Another twist on this deep clash in philosophy is the group who works in Java for a living, and is recreating (mostly server-side) Java development "from the inside". Truth be told, if you want to use closures along with Java-ish syntax, you can just use Groovy right now and use Grails to develop a website around an EJB 3 object. Web service development isn't that hard at all if you use Glassfish. Even sticking with Eclipse is easier than it used to be with Callisto. If you prefer VB-like development, you may be able to do that sometime in the future. Want the source for the language implementation, so you can solve the most obscure bugs? It's on the way. Java programmers are not buffoons. Whether they cash in on it or not, they (we?) know how hard it has been to get things done in Java.

Conclusion? There is none. The rationale behind a choice of programming language is up to you, or your managers. Which punctuation marks or paradigm a language uses is only part of the equation..."it's how you use it". As Ovid explains, Perl probably wouldn't have the reputation it does if people used it better. More to the point, in another place Ovid advises his readers to ignore language holy wars and use the language whose strengths best fit your problem.

I would also advise that rather than choosing 1. the side of Turing Machines and statefulness and efficiency and static typing, or 2. the side of lambda calculus and statelessness and runtime interpretation and deferred typing, pick both. Think laterally.

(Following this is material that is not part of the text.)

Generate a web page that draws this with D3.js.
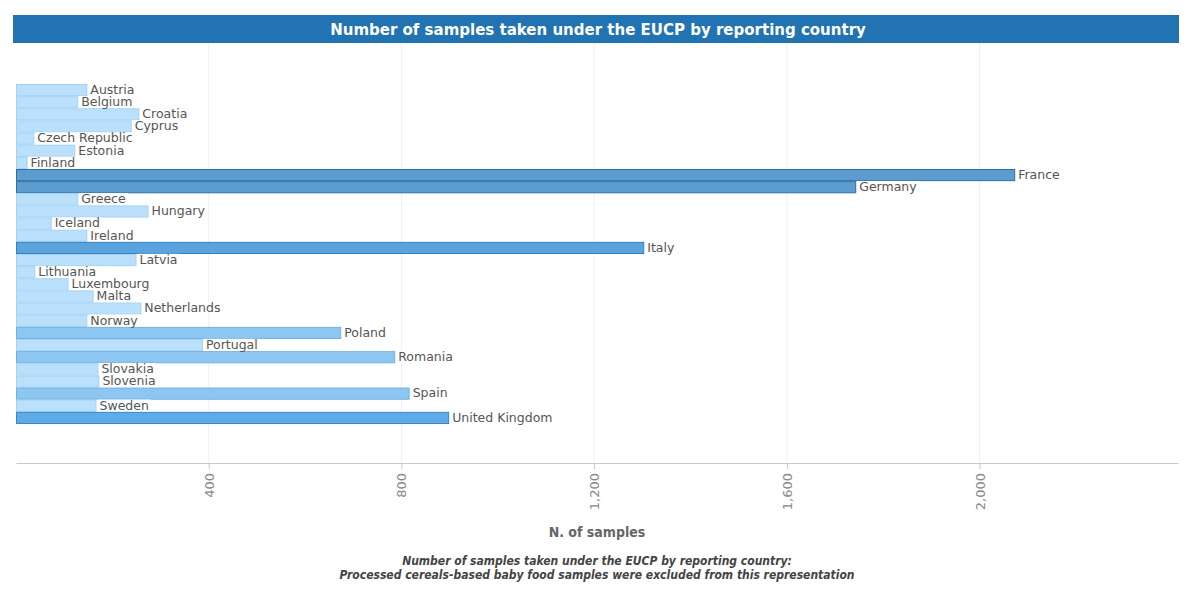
<!DOCTYPE html>
<html>
<head>
<meta charset="utf-8">
<script src="https://cdn.jsdelivr.net/npm/d3@7"></script>
<style>
  body { margin: 0; background: #fff; }
  svg { display: block; }
</style>
</head>
<body>
<svg id="chart" width="1200" height="603"></svg>
<script>
const countries = ["Austria", "Belgium", "Croatia", "Cyprus", "Czech Republic", "Estonia", "Finland",
  "France", "Germany", "Greece", "Hungary", "Iceland", "Ireland", "Italy", "Latvia", "Lithuania",
  "Luxembourg", "Malta", "Netherlands", "Norway", "Poland", "Portugal", "Romania", "Slovakia",
  "Slovenia", "Spain", "Sweden", "United Kingdom"];
const samples = [146, 127, 254, 238, 36, 121, 22,
  2072, 1742, 127, 273, 72, 146, 1302, 248, 38,
  107, 159, 258, 146, 673, 386, 785, 169,
  171, 815, 165, 897];
const tickValues = [400, 800, 1200, 1600, 2000];

const title = "Number of samples taken under the EUCP by reporting country";
const axisTitle = "N. of samples";
const caption = ["Number of samples taken under the EUCP by reporting country:",
  "Processed cereals-based baby food samples were excluded from this representation"];

const data = countries.map((c, i) => ({ country: c, value: samples[i] }));

const svg = d3.select("#chart");
const m = { left: 16, right: 1178, top: 84, bottom: 424, axisY: 463 };

// title bar
svg.append("rect").attr("x", 13).attr("y", 15).attr("width", 1166).attr("height", 28)
  .attr("fill", "#2273b1");
svg.append("text").attr("x", 598).attr("y", 35).attr("text-anchor", "middle")
  .attr("fill", "#fff").attr("font-family", "Verdana, 'DejaVu Sans', sans-serif")
  .attr("font-weight", "bold").attr("font-size", 15).text(title);

const x = d3.scaleLinear().domain([0, 2412]).range([m.left, m.right]);
const y = d3.scaleBand().domain(countries).range([m.top, m.bottom]).padding(0);

const color = d3.scaleThreshold()
  .domain([400, 850, 1200, 1500])
  .range(["#bae0fb", "#8dc6f1", "#5eabea", "#5ba3dc", "#5c9ccf"]);
const stroke = d3.scaleThreshold()
  .domain([400, 850, 1200, 1500])
  .range(["#a3d2f5", "#6fb1e6", "#3a86c8", "#3580c0", "#2d6fa5"]);

// grid
svg.append("g").selectAll("line").data(tickValues).join("line")
  .attr("x1", d => x(d)).attr("x2", d => x(d))
  .attr("y1", 43).attr("y2", m.axisY)
  .attr("stroke", "#efefef");

// bars
svg.append("g").selectAll("rect").data(data).join("rect")
  .attr("x", x(0) + 0.5)
  .attr("y", d => y(d.country) + 0.5)
  .attr("width", d => x(d.value) - x(0))
  .attr("height", y.bandwidth() - 1)
  .attr("fill", d => color(d.value))
  .attr("stroke", d => stroke(d.value));

// labels with white backgrounds
const labels = svg.append("g").selectAll("g").data(data).join("g")
  .attr("transform", d => `translate(${x(d.value) + 2},${y(d.country) + y.bandwidth() / 2})`);
labels.append("text")
  .attr("x", 2).attr("dy", "0.3em")
  .attr("font-family", "Verdana, 'DejaVu Sans', sans-serif")
  .attr("font-size", 12.5).attr("fill", "#555")
  .text(d => d.country);
labels.each(function () {
  const g = d3.select(this);
  const bb = g.select("text").node().getBBox();
  g.insert("rect", "text").attr("x", bb.x - 2).attr("y", bb.y + 2)
    .attr("width", bb.width + 4).attr("height", bb.height - 4).attr("fill", "#fff");
});

// axis
const axis = svg.append("g").attr("transform", `translate(0,${m.axisY})`)
  .call(d3.axisBottom(x).tickValues(tickValues).tickFormat(d3.format(",")).tickSize(6).tickSizeOuter(0));
axis.select(".domain").attr("stroke", "#c8c8c8");
axis.selectAll(".tick line").attr("stroke", "#c8c8c8");
axis.selectAll(".tick text")
  .attr("transform", "rotate(-90)")
  .attr("text-anchor", "end")
  .attr("x", -10).attr("y", 0).attr("dy", "0.35em")
  .attr("fill", "#888")
  .attr("font-family", "Verdana, 'DejaVu Sans', sans-serif")
  .attr("font-size", 13);

svg.append("text").attr("x", 597).attr("y", 537).attr("text-anchor", "middle")
  .attr("font-family", "'DejaVu Sans Condensed', 'Liberation Sans Narrow', sans-serif")
  .attr("font-weight", "bold").attr("font-size", 14).attr("fill", "#666")
  .text(axisTitle);

svg.append("g").selectAll("text").data(caption).join("text")
  .attr("x", 597).attr("y", (d, i) => 565 + i * 14).attr("text-anchor", "middle")
  .attr("font-family", "'DejaVu Sans Condensed', 'Liberation Sans Narrow', sans-serif")
  .attr("font-style", "italic").attr("font-weight", "bold")
  .attr("font-size", 12).attr("fill", "#444")
  .text(d => d);
</script>
</body>
</html>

Use a convenient RAD language for most of the program and a speedy language for the parts that are a performance bottleneck. Use a language that can check types at run time OR compile time. Use a language that is functional but statically typed, like F#. There doesn't have to be One Language to Rule Them All, as long as there is One Interoperable Platform To In the Darkness Bind Them. But it certainly is entertaining to watch the two programming language civilizations clash.